Use alpha from ‘Color’ image file for transparency

If you have used an image map in the Color parameters and if that image has an alpha channel, click this button to use that alpha channel to control the surface transparency.

Using the alpha from the color image file helps you keep the color and transparency maps aligned. As you move the color map, the transparency map will stay aligned with the color map pattern.

Use image file

Use a unique image as a transparency map.

Transparency maps determine which parts of an object are opaque and which parts are transparent. They can be used for materials with holes punched out such as a metal grill or perforated rubber. Darker areas of the transparency map produce an opaque material, while brighter areas create a more transparent appearance.

Invert transparency texture

Reverses the transparency of a defined image file. What was fully transparent will then be fully opaque, and so on. Identical to opening the transparency image file in an image editor and inverting the colors.

Block transparency highlights

Block highlights and reflections for all areas that are 100% transparent. Useful for simulating holes in solid surfaces.

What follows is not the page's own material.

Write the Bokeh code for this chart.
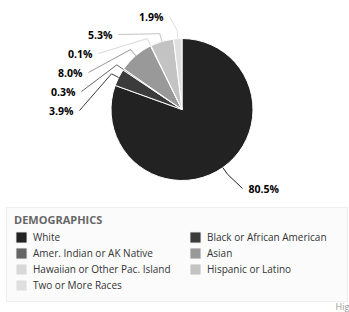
import numpy as np
from bokeh.plotting import figure
from bokeh.models import ColumnDataSource, Range1d, Legend, LegendItem, BoxAnnotation, Label
from bokeh.embed import file_html
from bokeh.resources import INLINE
from bokeh.core.properties import value

# ---- data ----
categories = ["White", "Black or African American", "Amer. Indian or AK Native", "Asian",
              "Hawaiian or Other Pac. Island", "Hispanic or Latino", "Two or More Races"]
percent = [80.5, 3.9, 0.3, 8.0, 0.1, 5.3, 1.9]
legend_title = "DEMOGRAPHICS"

# ---- styles / layout ----
colors = ["#222222", "#3b3b3b", "#666666", "#999999", "#d8d8d8", "#c3c3c3", "#dfdfdf"]
label_x = [248, 73, 75, 82, 92, 112, 163]      # pixel anchors of data labels
label_y = [188, 110, 91, 72, 53, 34, 16]
label_align = ["left", "right", "right", "right", "right", "right", "right"]
legend_order = [0, 2, 4, 6, 1, 3, 5]            # column-major fill of the 2-column legend

W, H = 349, 312

def px(x):
    return np.asarray(x, dtype=float)

def py(y):
    return H - np.asarray(y, dtype=float)

CX, CY, R = 181.5, 109.0, 71.0
FONT = "Open Sans"

p = figure(width=W, height=H, output_backend="svg", toolbar_location=None,
           x_range=Range1d(0, W), y_range=Range1d(0, H), min_border=0)
p.axis.visible = False
p.grid.visible = False
p.outline_line_color = None
p.background_fill_color = "white"
p.border_fill_color = "white"

vals = np.array(percent)
cum = np.concatenate([[0], np.cumsum(vals)]) / vals.sum() * 2 * np.pi  # clockwise from top
start = np.pi / 2 - cum[1:]
end = np.pi / 2 - cum[:-1]
mid = (cum[:-1] + cum[1:]) / 2

src = ColumnDataSource(dict(cat=categories, pct=percent, start=start, end=end, color=colors))

# legend background box
box = BoxAnnotation(left=6, right=347, top=float(py(207)), bottom=float(py(301)),
                    fill_color="#fbfbfb", fill_alpha=1.0, line_color="#cccccc", line_width=1)
p.add_layout(box)

wr = p.wedge(x=float(px(CX)), y=float(py(CY)), radius=R, start_angle="start", end_angle="end",
             direction="anticlock", fill_color="color", line_color="white", line_width=1, source=src)

# connectors
xs, ys = [], []
for i in range(len(percent)):
    ex = CX + R * np.sin(mid[i]); ey = CY - R * np.cos(mid[i])
    bx = CX + (R + 8) * np.sin(mid[i]); by = CY - (R + 8) * np.cos(mid[i])
    lx = label_x[i] + (6 if label_align[i] == "right" else -6)
    xs.append(list(px([lx, bx, ex])))
    ys.append(list(py([label_y[i], by, ey])))
csrc = ColumnDataSource(dict(xs=xs, ys=ys, color=colors))
p.multi_line(xs="xs", ys="ys", line_color="color", line_width=1, source=csrc)

lsrc = ColumnDataSource(dict(x=px(label_x), y=py(label_y),
                             t=[f"{v:.1f}%" for v in percent], align=label_align))
p.text(x="x", y="y", text="t", text_align="align", text_baseline="middle",
       text_font=value(FONT), text_font_style="bold", text_font_size="10.5px",
       text_color="#000000", source=lsrc)

items = [LegendItem(label=categories[i], renderers=[wr], index=i) for i in legend_order]
legend = Legend(items=items, ncols=2, location=(14, 20), title=legend_title,
                title_text_font=FONT, title_text_font_style="bold", title_text_font_size="11px",
                title_text_color="#666666", title_standoff=3,
                label_text_font=FONT, label_text_font_size="10px", label_text_color="#333333",
                glyph_width=14, glyph_height=14, label_height=12, label_standoff=5,
                label_width=153, spacing=2, padding=0, margin=0, border_line_color=None,
                background_fill_alpha=0)
p.add_layout(legend)

credit = Label(x=335, y=float(py(312)), text="Highcharts.com", text_font=FONT, text_font_size="9px",
               text_color="#999999", text_baseline="bottom")
p.add_layout(credit)

open("out.html", "w").write(file_html(p, INLINE))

For details on how to use these controls, see Apply image maps.

Ray Tracing Properties

Material transparency properties that are unique to the Ray Tracing display and rendering mode. These settings will have no effect on the material when viewed in Hardware rendering mode.

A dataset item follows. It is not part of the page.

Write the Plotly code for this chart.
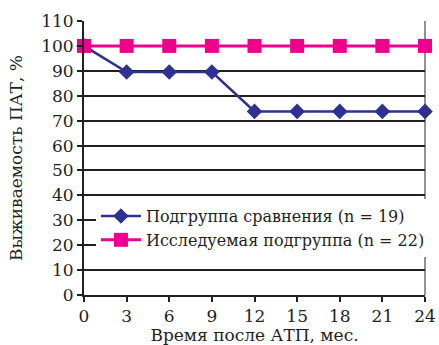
import plotly.graph_objects as go

months = [0, 3, 6, 9, 12, 15, 18, 21, 24]
comparison = [100, 89.5, 89.5, 89.5, 73.7, 73.7, 73.7, 73.7, 73.7]
study = [100, 100, 100, 100, 100, 100, 100, 100, 100]
y_ticks = list(range(0, 111, 10))

fig = go.Figure()
fig.add_trace(go.Scatter(
    x=months, y=comparison, mode="lines+markers",
    name="Подгруппа сравнения (n = 19)",
    line=dict(color="#2E3192", width=2.5),
    marker=dict(symbol="diamond", size=12, color="#2E3192"),
    cliponaxis=False,
))
fig.add_trace(go.Scatter(
    x=months, y=study, mode="lines+markers",
    name="Исследуемая подгруппа (n = 22)",
    line=dict(color="#EC008C", width=3),
    marker=dict(symbol="square", size=14, color="#EC008C"),
    cliponaxis=False,
))

font = "DejaVu Serif"
fig.update_layout(
    width=439, height=345,
    margin=dict(l=84, r=14, t=21, b=50, autoexpand=False),
    paper_bgcolor="white", plot_bgcolor="white",
    font=dict(family=font, color="#231F20", size=17),
    showlegend=True,
    legend=dict(
        x=0.035, y=0.35, xanchor="left", yanchor="top",
        bgcolor="white", borderwidth=0,
        font=dict(family=font, size=16, color="#231F20"),
        tracegroupgap=0, itemwidth=40,
    ),
    xaxis=dict(
        range=[0, 24], tickvals=months, ticks="outside", ticklen=5,
        tickwidth=2, tickcolor="#231F20",
        showline=True, linecolor="#231F20", linewidth=2,
        mirror=False, showgrid=False, zeroline=False,
        title=dict(text="Время после АТП, мес.", font=dict(family=font, size=17), standoff=10),
        tickfont=dict(family=font, size=17),
    ),
    yaxis=dict(
        range=[0, 110], tickvals=y_ticks, ticks="outside", ticklen=5,
        tickwidth=2, tickcolor="#231F20",
        showline=True, linecolor="#231F20", linewidth=2,
        showgrid=True, gridcolor="#231F20", gridwidth=2, zeroline=False,
        title=dict(text="Выживаемость ПАТ, %", font=dict(family=font, size=17), standoff=14),
        tickfont=dict(family=font, size=17),
    ),
)
# thin right border of the plot area
fig.add_shape(type="line", xref="paper", yref="paper", x0=1, x1=1, y0=0, y1=1,
              line=dict(color="#6D6E71", width=1.5), layer="below")

fig.write_html("out.html")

• Refractive Index: the physical property determining how much refraction (visual distortion in transparency due to bending light) is present when transparent. A value of 1 will result in no refractive distortion at all.
  NoteFor accuracy, use real-world values (such as 1.56 for glass, and 2.2 for diamonds) whenever possible. Refractive indices are common to all materials, and lists of real-world values can be found on the internet very easily.
• Use absorbance: toggles absorbance coloring and transparency attenuation. Absorbance is the visual effect of light being absorbed as it passes through a material, which is a physically accurate version of a transparency color. The greater the depth of the material, the more light is absorbed, so transparency becomes less.
• Absorbance color: the color of the material transparency when the absorbance depth is reached or exceeded.
• Omit transparency color: toggles the use of the main transparency color for both color and transparency amount. Uses only absorbance to calculate the color and amount of transparency for the object.
• Absorbance depth: the thickness at which the Absorbance color is achieved for overall transparency. At depths less than this amount, the transparency approaches 100% transparent in a gradient.
• Simulate thickness: Used to add depth-based effects such as refraction and absorption to transparent objects that are created as a single, infinitely thin surface.

  Simulate Thickness will "shift" the rays passing through the object to show refraction and absorption as if there was a second, identical surface at the specified depth behind the actual transparent surface. However, the ray tracing effects will not be as accurate with simulated thickness as they would be with true thickness. This simulation looks best when adding very small amounts of thickness to single surfaces, such as windows.

  NoteNote: Artifacts can appear in Ray Tracing when simulate thickness is used and the surface actually has true, modeled thickness, or the amount of simulated thickness extends "into" a nearby object or the ground plane. In these cases, it is better to use an accurate model with the thickness built into it.